Of course, there’s the obvious –  win American Idol,  have another child, walk a red carpet, become a senator, be awarded the Nobel Peace Prize. Then there is the category listing things I can’t do that I used to do – flip a round-off, play tennis all day, drive across country in two days, or stay up all night. The spirit is willing but the flesh is weak, as Jesus so aptly pronounced to his sleepy disciples in the book of Matthew.

The scriptures have another rather famous “can’t” list found in the twentieth chapter of the book of Exodus known as the Ten Commandments, or the Dacalogue. Yes, they are written in stone, as every Sunday School child knows.  But think I might be more open to the Tibetan format. What if they were listed like this?
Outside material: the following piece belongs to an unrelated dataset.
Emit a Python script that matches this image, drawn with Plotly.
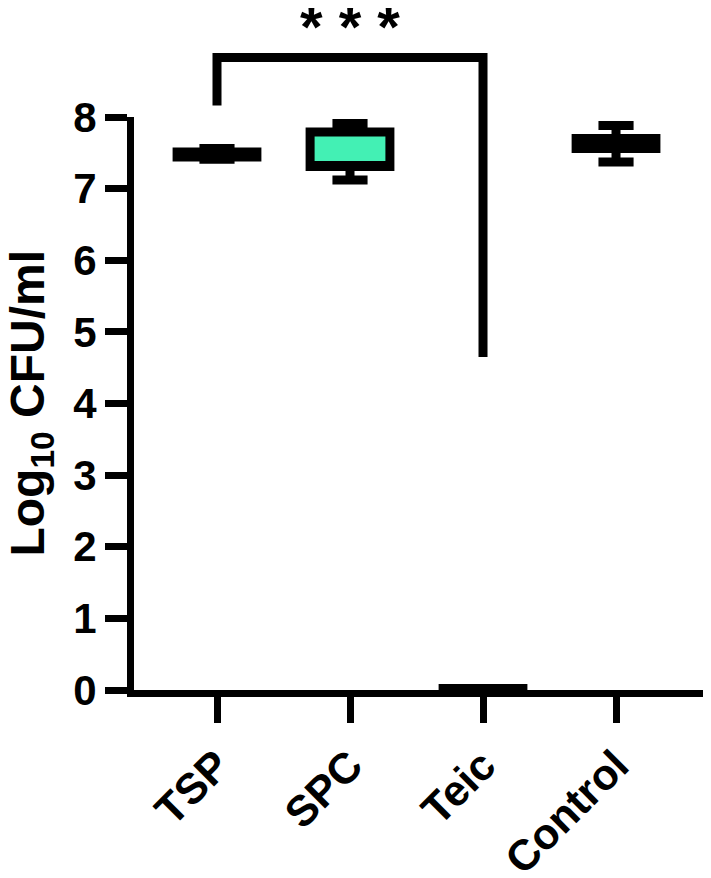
import plotly.graph_objects as go

# box statistics (log10 CFU/ml)
groups = ["TSP", "SPC", "Teic", "Control"]
q1 = [7.44, 7.31, 0.0, 7.56]
median = [7.46, 7.32, 0.0, 7.62]
q3 = [7.51, 7.79, 0.02, 7.70]
lower = [7.41, 7.12, 0.0, 7.37]
upper = [7.56, 7.91, 0.02, 7.88]
fills = ["black", "#43F0B4", "black", "black"]

y_ticks = [0, 1, 2, 3, 4, 5, 6, 7, 8]

# significance bracket TSP vs Teic
bracket_from = 0
bracket_to = 2
bracket_top = 8.83
bracket_left_end = 8.16
bracket_right_end = 4.65
stars_y = 9.27

X_RANGE = [-0.624, 3.669]
Y_RANGE = [0, 8]
FONT = "Liberation Sans, Arial, sans-serif"

fig = go.Figure()

for i, g in enumerate(groups):
    fig.add_trace(go.Box(
        x=[g],
        q1=[q1[i]], median=[median[i]], q3=[q3[i]],
        lowerfence=[lower[i]], upperfence=[upper[i]],
        width=0.6,
        whiskerwidth=0.44,
        fillcolor=fills[i],
        line=dict(color="black", width=9),
        showlegend=False,
        hoverinfo="skip",
    ))


def py(v):
    # data y -> paper y so the bracket is not clipped above the plot
    return (v - Y_RANGE[0]) / (Y_RANGE[1] - Y_RANGE[0])


fig.add_shape(
    type="path",
    xref="x", yref="paper",
    path=(f"M {bracket_from} {py(bracket_left_end)} L {bracket_from} {py(bracket_top)} "
          f"L {bracket_to} {py(bracket_top)} L {bracket_to} {py(bracket_right_end)}"),
    line=dict(color="black", width=9),
)

fig.add_annotation(
    x=(bracket_from + bracket_to) / 2, y=py(stars_y),
    xref="x", yref="paper",
    xanchor="center", yanchor="middle",
    text="* * *", showarrow=False,
    font=dict(family=FONT, size=58, color="black", weight=700),
)

# y title as a rotated annotation so it can sit closer to the page edge
fig.add_annotation(
    x=-0.182, y=0.5, xref="paper", yref="paper",
    xanchor="center", yanchor="middle",
    text="Log<sub>10</sub> CFU/ml", textangle=-90, showarrow=False,
    font=dict(family=FONT, size=48, color="black", weight=700),
)

# the page body has an 8px margin, so the figure is 8px smaller than the window
fig.update_layout(
    width=703, height=870,
    margin=dict(l=126, r=6, t=109, b=188),
    plot_bgcolor="white", paper_bgcolor="white",
    font=dict(family=FONT, color="black", weight=700),
    xaxis=dict(
        type="category",
        categoryorder="array", categoryarray=groups,
        range=X_RANGE,
        automargin=False,
        showline=True, linecolor="black", linewidth=7,
        ticks="outside", ticklen=26, tickwidth=7, tickcolor="black",
        tickangle=-45,
        tickfont=dict(family=FONT, size=43, color="black", weight=700),
        showgrid=False, zeroline=False,
    ),
    yaxis=dict(
        range=Y_RANGE,
        tickvals=y_ticks,
        automargin=False,
        showline=True, linecolor="black", linewidth=7,
        ticks="outside", ticklen=22, tickwidth=7, tickcolor="black",
        tickfont=dict(family=FONT, size=42, color="black", weight=700),
        showgrid=False, zeroline=False,
    ),
)

fig.write_html("out.html")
  • I am God. Have no other God but me.  RECOMMENDED
  • Bowing before or serve any images or idols that aren’t me, makes me jealous. AVOID
  • Misusing my name is upsetting  AVOID
  • Keep the day of rest with holy protectiveness.  RECOMMENDED
  • Honor your father and mother.  RECOMMENDED
  • Killing  AVOID
  • Committing adultery  AVOID
  • Stealing  AVOID
  • Lying about your neighbor.  AVOID
  • Coveting what your neighbor has, and that means anything. AVOID

So there are, and have always been, things in life that are recommended and things to avoid. In other words, things that bring life and things that bring death. And some of the things I used to do, well, they may have slipped into the death category. I’m just getting old enough to notice the difference.